The London Underground opened over 150 years ago, and yet manages to keep up with capacity requirements, open new lines, and generally is incredibly reliable. I'd be surprised to get to a platform and wait longer than five minutes for the next train.

Part of that is because they don't run 24 hours allowing maintenance to take place at night, but I think the biggest factor is Transport for London being a mostly independent entity - they're not required to put money they make back into a central pool, and instead can reinvest it in their own services.


I couldn't agree more regarding MTA vs. London Tube! The tube has slightly less passengers/year and fewer stations overall, but it provides a much better user experience despite being older and with greater engineering constraints (the deepest tracks are 60m below ground) [1].

WiFi is already in virtually all stations since years.

> Part of that is because they don't run 24 hours allowing maintenance to take place at night

This has changed with five lines now operating 24/7 [2].

[1] http://assets.londonist.com/uploads/2015/08/infographic-1log...

[2] https://tfl.gov.uk/cdn/static/cms/images/nighttubemap-.gif


Night service is currently only running on Friday and Saturday nights, although if I remember correctly that's due to a dispute with the driver's union, rather than TfL wanting to have some nights for maintenance.

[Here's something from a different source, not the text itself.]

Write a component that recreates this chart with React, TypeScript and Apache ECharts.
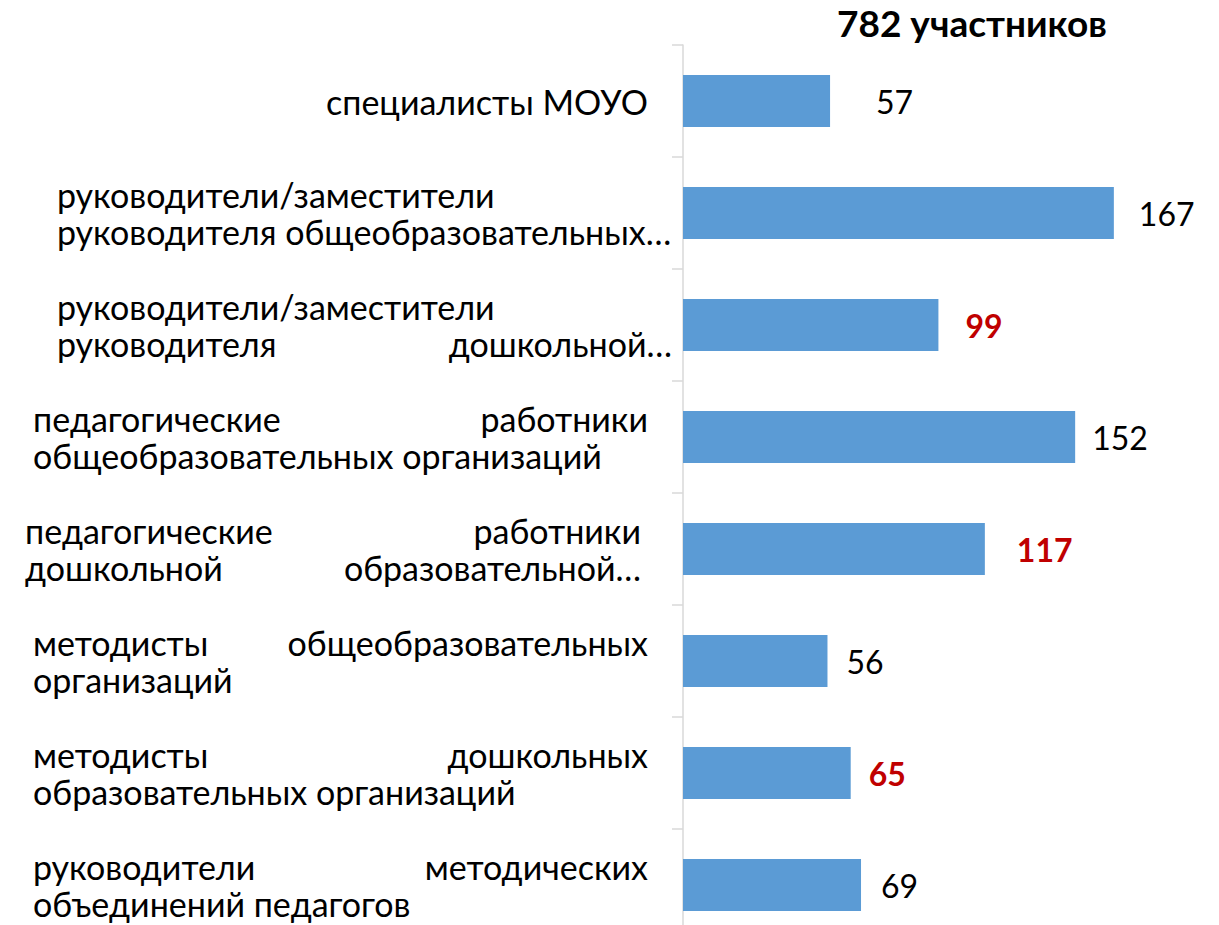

My understanding is that the "weekend only" is just a first phase, and they will extend the service 7 days a week during the course of 2016. Assuming they find an agreement with the Unions, I guess...


It shouldn't all be older, though - in the time that most of the Asian metros have been built, we've built, uh, the F train tunnel and a 7 train stop in the middle of nowhere? Really?


London has an even older system, with more constraints (it was built with two tracks, not for). Yet they are doing the right scale of investment: new lines costing billions.